**Information supplied**:
-----
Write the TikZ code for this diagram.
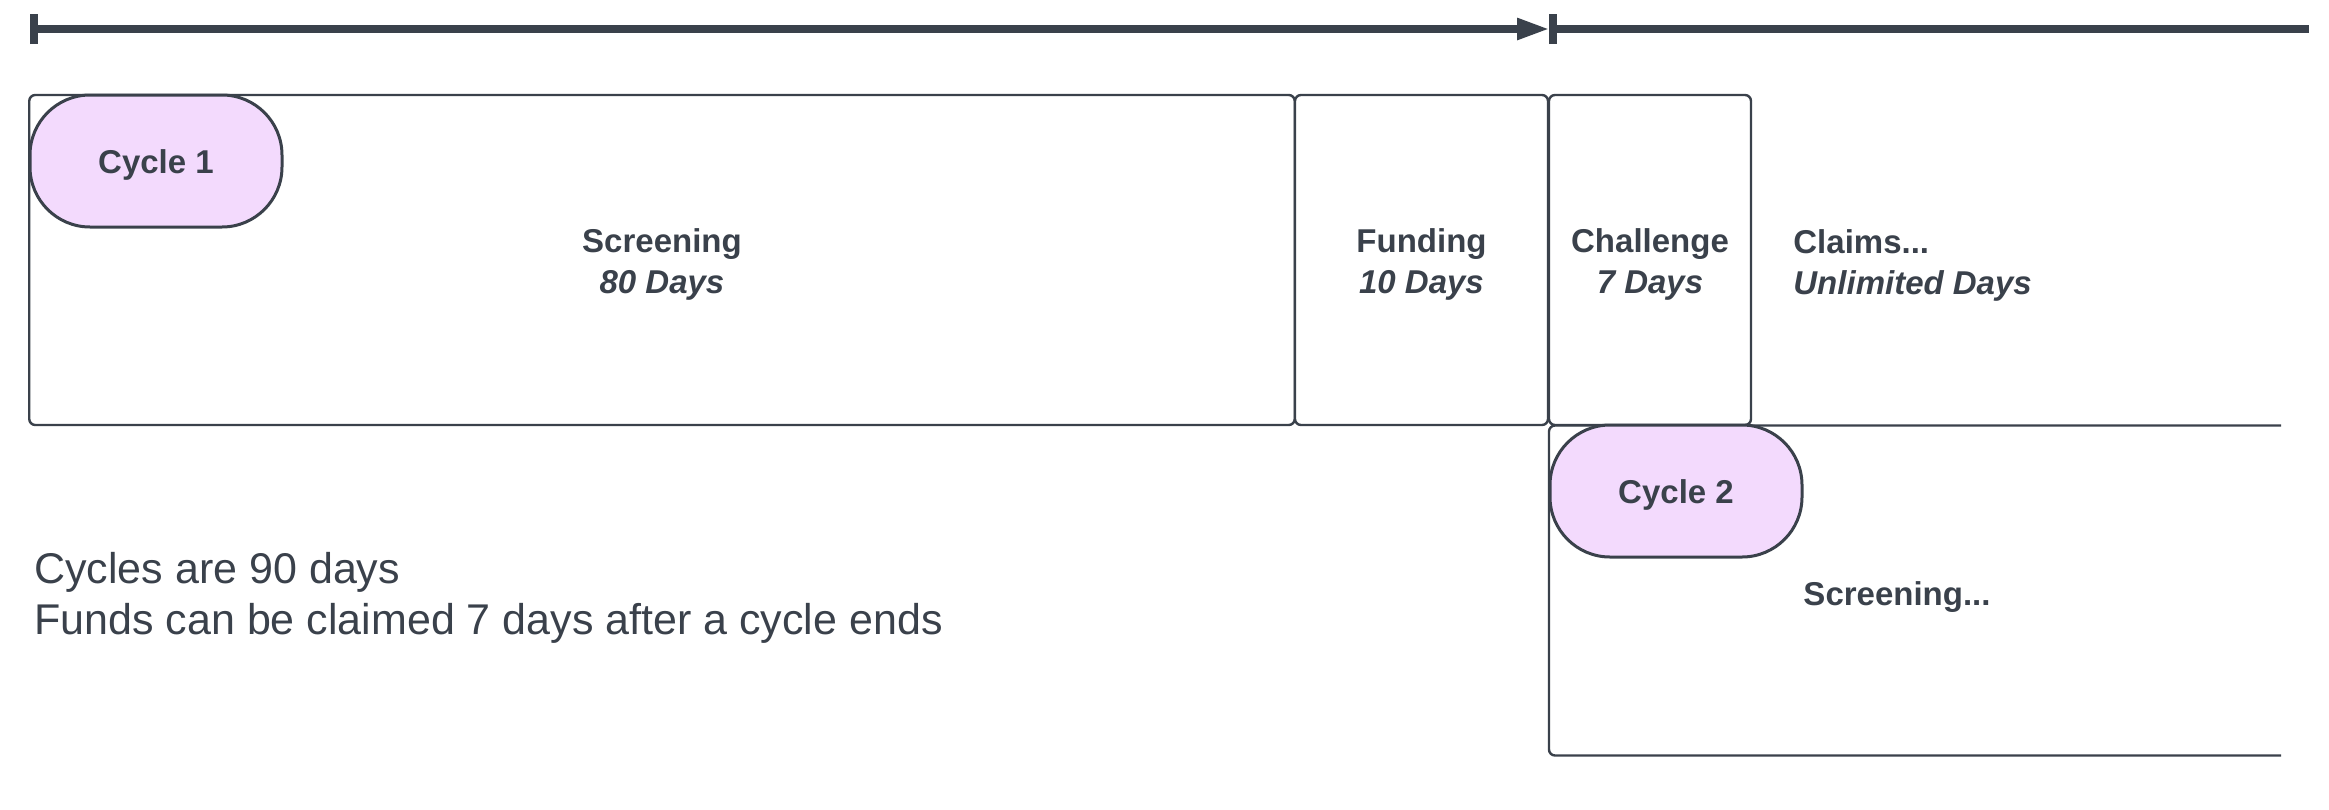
\documentclass[tikz,border=0pt]{standalone}
\usepackage{fontspec}
\setmainfont{Liberation Sans}
\usetikzlibrary{arrows.meta}
\definecolor{ink}{HTML}{3A414B}
\definecolor{lilac}{HTML}{F3DAFD}
\tikzset{
  phase/.style={draw=ink,line width=1.2pt,rounded corners=3pt,inner sep=0pt},
  pill/.style={draw=ink,fill=lilac,line width=1.5pt,rounded corners=30pt,
    minimum width=126pt,minimum height=66pt,text=ink,
    text height=16.2pt,text depth=3.5pt,
    font=\fontsize{16.5}{20}\selectfont\bfseries},
  lbl/.style={text=ink,yshift=-2.2pt,font=\fontsize{16.5}{20.8}\selectfont\bfseries},
  note/.style={text=ink,align=left,font=\fontsize{21.5}{25.5}\selectfont},
}
\begin{document}
\begin{tikzpicture}[x=0.5pt,y=-0.5pt,line join=round]
  \useasboundingbox (0,0) rectangle (2329,809);
  % timeline
  \coordinate (t0) at (30,29);
  \coordinate (t1) at (1550,29);
  \coordinate (t2) at (1549,29);
  \coordinate (t3) at (2309,29);
  \draw[ink,line width=4pt,{Bar[width=15pt]}-{Triangle[length=16.5pt,width=10pt]}] (t0) -- (t1);
  \draw[ink,line width=4pt,{Bar[width=15pt]}-] (t2) -- (t3);
  % cycle 1 phases
  \node[phase,minimum width=632.75pt,minimum height=165pt] (screening) at (662,260) {};
  \node[phase,minimum width=126.5pt,minimum height=165pt] (funding) at (1421.5,260) {};
  \node[phase,minimum width=101pt,minimum height=165pt] (challenge) at (1650,260) {};
  \node[lbl,align=center] (screentxt) at (screening.center) {Screening\\\textit{80 Days}};
  \node[lbl,align=center] (fundtxt) at (funding.center) {Funding\\\textit{10 Days}};
  \node[lbl,align=center] (chaltxt) at (challenge.center) {Challenge\\\textit{7 Days}};
  \node[lbl,align=left,anchor=west,inner sep=0pt] (claims) at (1793,261) {Claims...\\\textit{Unlimited Days}};
  % cycle 2
  \coordinate (c2a) at (2281,425.5);
  \coordinate (c2b) at (1549,425.5);
  \coordinate (c2c) at (1549,755.5);
  \coordinate (c2d) at (2281,755.5);
  \draw[ink,line width=1.2pt,rounded corners=3pt] (c2a) -- (c2b) -- (c2c) -- (c2d);
  \node[lbl] (screen2) at (1897,593) {Screening...};
  \node[pill] (cyclea) at (156,161) {Cycle 1};
  \node[pill] (cycleb) at (1676,491) {Cycle 2};
  % notes
  \node[note,anchor=west,inner sep=0pt] (notes) at (34,598) {Cycles are 90 days\\Funds can be claimed 7 days after a cycle ends};
\end{tikzpicture}
\end{document}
-----
**Prompt**: Leave out the pictures and reproduce the rest of the listing exactly.

**Task solution**:
Write the TikZ code for this diagram.
\documentclass[tikz,border=0pt]{standalone}
\usepackage{fontspec}
\setmainfont{Liberation Sans}
\usetikzlibrary{arrows.meta}
\definecolor{ink}{HTML}{3A414B}
\definecolor{lilac}{HTML}{F3DAFD}
\tikzset{
  phase/.style={draw=ink,line width=1.2pt,rounded corners=3pt,inner sep=0pt},
  pill/.style={draw=ink,fill=lilac,line width=1.5pt,rounded corners=30pt,
    minimum width=126pt,minimum height=66pt,text=ink,
    text height=16.2pt,text depth=3.5pt,
    font=\fontsize{16.5}{20}\selectfont\bfseries},
  lbl/.style={text=ink,yshift=-2.2pt,font=\fontsize{16.5}{20.8}\selectfont\bfseries},
  note/.style={text=ink,align=left,font=\fontsize{21.5}{25.5}\selectfont},
}
\begin{document}
\begin{tikzpicture}[x=0.5pt,y=-0.5pt,line join=round]
  \useasboundingbox (0,0) rectangle (2329,809);
  % timeline
  \coordinate (t0) at (30,29);
  \coordinate (t1) at (1550,29);
  \coordinate (t2) at (1549,29);
  \coordinate (t3) at (2309,29);
  \draw[ink,line width=4pt,{Bar[width=15pt]}-{Triangle[length=16.5pt,width=10pt]}] (t0) -- (t1);
  \draw[ink,line width=4pt,{Bar[width=15pt]}-] (t2) -- (t3);
  % cycle 1 phases
  \node[phase,minimum width=632.75pt,minimum height=165pt] (screening) at (662,260) {};
  \node[phase,minimum width=126.5pt,minimum height=165pt] (funding) at (1421.5,260) {};
  \node[phase,minimum width=101pt,minimum height=165pt] (challenge) at (1650,260) {};
  \node[lbl,align=center] (screentxt) at (screening.center) {Screening\\\textit{80 Days}};
  \node[lbl,align=center] (fundtxt) at (funding.center) {Funding\\\textit{10 Days}};
  \node[lbl,align=center] (chaltxt) at (challenge.center) {Challenge\\\textit{7 Days}};
  \node[lbl,align=left,anchor=west,inner sep=0pt] (claims) at (1793,261) {Claims...\\\textit{Unlimited Days}};
  % cycle 2
  \coordinate (c2a) at (2281,425.5);
  \coordinate (c2b) at (1549,425.5);
  \coordinate (c2c) at (1549,755.5);
  \coordinate (c2d) at (2281,755.5);
  \draw[ink,line width=1.2pt,rounded corners=3pt] (c2a) -- (c2b) -- (c2c) -- (c2d);
  \node[lbl] (screen2) at (1897,593) {Screening...};
  \node[pill] (cyclea) at (156,161) {Cycle 1};
  \node[pill] (cycleb) at (1676,491) {Cycle 2};
  % notes
  \node[note,anchor=west,inner sep=0pt] (notes) at (34,598) {Cycles are 90 days\\Funds can be claimed 7 days after a cycle ends};
\end{tikzpicture}
\end{document}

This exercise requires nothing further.